DESCRIPTION OF THE TASK – Everything from the first line of the data below through the line that contains "from bokeh.resources import INLINE" should be written out exactly, please, and nothing more; the pictures stay out.

GIVEN INFORMATION –
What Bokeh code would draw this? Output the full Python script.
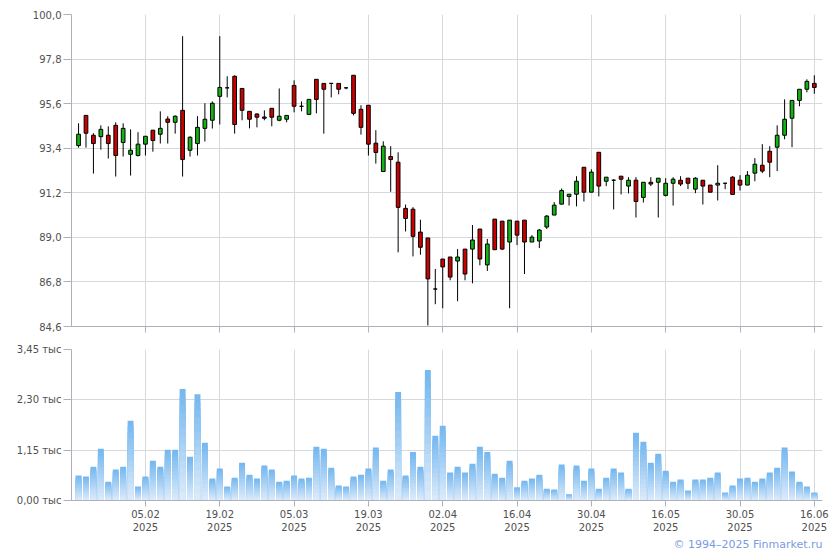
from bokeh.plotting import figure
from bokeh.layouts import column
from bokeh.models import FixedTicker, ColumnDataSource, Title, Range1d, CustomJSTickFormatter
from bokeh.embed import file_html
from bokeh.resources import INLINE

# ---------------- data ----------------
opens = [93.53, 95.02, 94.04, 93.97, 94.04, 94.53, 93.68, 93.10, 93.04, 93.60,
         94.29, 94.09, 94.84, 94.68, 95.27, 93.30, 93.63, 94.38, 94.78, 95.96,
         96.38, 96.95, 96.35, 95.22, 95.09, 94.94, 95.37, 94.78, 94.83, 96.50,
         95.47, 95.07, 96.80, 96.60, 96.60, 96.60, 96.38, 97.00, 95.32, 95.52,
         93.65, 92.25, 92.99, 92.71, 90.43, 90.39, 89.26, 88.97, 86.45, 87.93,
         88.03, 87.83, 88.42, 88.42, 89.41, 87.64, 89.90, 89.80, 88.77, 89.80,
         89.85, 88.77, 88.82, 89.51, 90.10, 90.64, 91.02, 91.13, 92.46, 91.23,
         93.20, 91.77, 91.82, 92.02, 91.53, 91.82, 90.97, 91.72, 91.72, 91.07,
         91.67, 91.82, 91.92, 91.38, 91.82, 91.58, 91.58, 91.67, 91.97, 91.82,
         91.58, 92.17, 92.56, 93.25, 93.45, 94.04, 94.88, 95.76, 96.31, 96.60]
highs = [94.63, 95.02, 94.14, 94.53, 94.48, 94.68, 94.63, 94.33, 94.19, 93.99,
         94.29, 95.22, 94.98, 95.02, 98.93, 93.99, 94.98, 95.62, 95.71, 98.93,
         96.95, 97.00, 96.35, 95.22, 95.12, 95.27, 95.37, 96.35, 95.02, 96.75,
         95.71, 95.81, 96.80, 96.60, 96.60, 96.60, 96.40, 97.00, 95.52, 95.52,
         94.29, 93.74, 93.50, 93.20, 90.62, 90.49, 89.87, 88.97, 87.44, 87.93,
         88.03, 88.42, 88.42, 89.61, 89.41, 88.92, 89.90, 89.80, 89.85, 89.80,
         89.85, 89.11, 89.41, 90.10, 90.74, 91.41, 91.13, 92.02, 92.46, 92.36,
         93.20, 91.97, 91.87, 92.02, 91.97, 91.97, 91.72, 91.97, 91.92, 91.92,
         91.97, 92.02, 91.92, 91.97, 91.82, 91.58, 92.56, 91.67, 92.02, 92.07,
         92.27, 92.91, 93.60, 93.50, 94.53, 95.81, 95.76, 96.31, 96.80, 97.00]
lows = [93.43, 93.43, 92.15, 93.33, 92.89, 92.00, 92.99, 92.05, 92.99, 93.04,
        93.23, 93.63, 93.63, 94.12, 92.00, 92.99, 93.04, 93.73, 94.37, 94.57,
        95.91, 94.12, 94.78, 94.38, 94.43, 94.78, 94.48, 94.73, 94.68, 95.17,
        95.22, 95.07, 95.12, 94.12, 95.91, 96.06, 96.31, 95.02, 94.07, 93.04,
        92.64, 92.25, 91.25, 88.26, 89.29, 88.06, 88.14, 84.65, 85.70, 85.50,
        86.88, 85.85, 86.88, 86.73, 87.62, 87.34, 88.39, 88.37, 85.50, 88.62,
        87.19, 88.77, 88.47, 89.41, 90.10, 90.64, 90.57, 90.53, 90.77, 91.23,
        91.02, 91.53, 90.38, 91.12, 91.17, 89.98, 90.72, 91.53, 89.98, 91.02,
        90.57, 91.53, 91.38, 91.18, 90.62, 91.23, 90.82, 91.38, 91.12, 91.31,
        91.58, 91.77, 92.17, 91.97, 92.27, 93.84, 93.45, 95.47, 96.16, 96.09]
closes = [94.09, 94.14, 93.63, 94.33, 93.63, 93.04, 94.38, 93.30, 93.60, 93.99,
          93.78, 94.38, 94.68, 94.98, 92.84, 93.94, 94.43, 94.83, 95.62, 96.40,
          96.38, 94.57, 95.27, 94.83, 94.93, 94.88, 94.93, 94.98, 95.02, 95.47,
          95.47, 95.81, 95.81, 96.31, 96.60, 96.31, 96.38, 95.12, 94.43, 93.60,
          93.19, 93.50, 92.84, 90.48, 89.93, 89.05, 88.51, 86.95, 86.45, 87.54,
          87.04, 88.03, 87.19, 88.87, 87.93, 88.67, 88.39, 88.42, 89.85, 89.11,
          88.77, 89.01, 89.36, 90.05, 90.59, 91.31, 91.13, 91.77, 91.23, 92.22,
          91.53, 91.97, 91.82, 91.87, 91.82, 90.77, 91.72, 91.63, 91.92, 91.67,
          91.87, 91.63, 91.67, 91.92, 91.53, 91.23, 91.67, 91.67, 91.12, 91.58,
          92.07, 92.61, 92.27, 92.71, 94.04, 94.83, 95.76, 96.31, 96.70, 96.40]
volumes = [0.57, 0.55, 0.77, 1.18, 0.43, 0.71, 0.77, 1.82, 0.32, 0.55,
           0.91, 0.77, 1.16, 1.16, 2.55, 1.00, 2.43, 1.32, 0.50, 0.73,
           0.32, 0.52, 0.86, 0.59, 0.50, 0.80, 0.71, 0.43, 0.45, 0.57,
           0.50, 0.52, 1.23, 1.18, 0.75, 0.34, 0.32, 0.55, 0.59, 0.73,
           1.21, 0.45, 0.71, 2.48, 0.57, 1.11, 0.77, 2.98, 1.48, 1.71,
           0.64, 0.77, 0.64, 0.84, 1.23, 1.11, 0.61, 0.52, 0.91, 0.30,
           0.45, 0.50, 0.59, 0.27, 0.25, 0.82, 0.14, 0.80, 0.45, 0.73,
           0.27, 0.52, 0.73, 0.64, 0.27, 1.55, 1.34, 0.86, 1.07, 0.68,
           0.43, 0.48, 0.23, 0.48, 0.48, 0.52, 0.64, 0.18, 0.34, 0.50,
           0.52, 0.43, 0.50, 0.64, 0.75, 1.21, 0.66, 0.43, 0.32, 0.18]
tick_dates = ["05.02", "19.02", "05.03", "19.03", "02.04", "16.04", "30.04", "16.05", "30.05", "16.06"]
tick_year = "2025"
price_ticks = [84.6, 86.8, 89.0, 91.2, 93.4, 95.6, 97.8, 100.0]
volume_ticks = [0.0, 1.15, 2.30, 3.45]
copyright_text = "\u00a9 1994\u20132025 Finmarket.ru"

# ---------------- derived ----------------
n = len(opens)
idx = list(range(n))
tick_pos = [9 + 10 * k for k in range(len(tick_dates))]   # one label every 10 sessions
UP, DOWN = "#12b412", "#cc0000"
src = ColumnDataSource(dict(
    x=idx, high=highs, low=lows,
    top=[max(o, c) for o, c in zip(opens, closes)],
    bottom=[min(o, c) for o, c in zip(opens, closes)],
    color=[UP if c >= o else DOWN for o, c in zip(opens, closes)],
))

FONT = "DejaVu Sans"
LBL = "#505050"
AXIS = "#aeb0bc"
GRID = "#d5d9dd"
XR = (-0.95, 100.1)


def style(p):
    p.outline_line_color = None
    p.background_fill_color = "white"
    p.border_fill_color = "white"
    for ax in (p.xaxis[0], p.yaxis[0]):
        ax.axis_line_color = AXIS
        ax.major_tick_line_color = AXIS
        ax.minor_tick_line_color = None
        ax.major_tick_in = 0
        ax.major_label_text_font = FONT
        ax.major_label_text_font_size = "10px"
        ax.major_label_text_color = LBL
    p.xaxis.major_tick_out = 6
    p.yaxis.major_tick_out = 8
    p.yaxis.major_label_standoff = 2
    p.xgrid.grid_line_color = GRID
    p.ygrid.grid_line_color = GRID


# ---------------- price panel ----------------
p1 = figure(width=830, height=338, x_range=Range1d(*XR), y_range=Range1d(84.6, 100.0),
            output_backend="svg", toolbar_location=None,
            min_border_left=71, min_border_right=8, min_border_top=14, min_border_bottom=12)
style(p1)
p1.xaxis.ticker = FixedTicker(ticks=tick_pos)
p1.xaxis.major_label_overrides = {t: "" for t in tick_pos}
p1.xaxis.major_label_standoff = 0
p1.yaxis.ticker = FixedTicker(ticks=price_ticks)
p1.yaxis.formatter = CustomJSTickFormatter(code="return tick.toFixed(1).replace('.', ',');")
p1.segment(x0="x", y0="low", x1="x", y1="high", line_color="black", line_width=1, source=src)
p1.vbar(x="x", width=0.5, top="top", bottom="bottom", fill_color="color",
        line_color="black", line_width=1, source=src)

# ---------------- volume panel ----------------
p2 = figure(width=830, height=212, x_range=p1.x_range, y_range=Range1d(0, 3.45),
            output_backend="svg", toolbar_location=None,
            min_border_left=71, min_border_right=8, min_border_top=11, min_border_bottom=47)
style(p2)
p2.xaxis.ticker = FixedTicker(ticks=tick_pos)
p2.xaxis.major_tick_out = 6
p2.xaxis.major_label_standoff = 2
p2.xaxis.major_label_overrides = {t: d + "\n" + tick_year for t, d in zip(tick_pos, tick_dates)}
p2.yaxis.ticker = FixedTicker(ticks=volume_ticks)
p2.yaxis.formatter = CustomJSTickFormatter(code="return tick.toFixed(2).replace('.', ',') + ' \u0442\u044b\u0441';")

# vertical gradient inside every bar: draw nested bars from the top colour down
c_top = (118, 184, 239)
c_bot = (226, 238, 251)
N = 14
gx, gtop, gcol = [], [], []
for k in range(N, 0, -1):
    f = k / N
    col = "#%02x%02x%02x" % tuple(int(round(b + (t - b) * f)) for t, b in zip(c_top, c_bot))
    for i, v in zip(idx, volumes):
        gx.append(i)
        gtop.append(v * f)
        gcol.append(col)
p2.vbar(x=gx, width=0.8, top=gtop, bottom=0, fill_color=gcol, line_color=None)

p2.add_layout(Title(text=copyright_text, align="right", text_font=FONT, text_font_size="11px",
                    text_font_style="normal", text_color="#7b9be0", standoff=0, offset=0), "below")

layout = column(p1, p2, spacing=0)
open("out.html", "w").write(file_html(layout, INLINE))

WRITTEN ANSWER –
What Bokeh code would draw this? Output the full Python script.
from bokeh.plotting import figure
from bokeh.layouts import column
from bokeh.models import FixedTicker, ColumnDataSource, Title, Range1d, CustomJSTickFormatter
from bokeh.embed import file_html
from bokeh.resources import INLINE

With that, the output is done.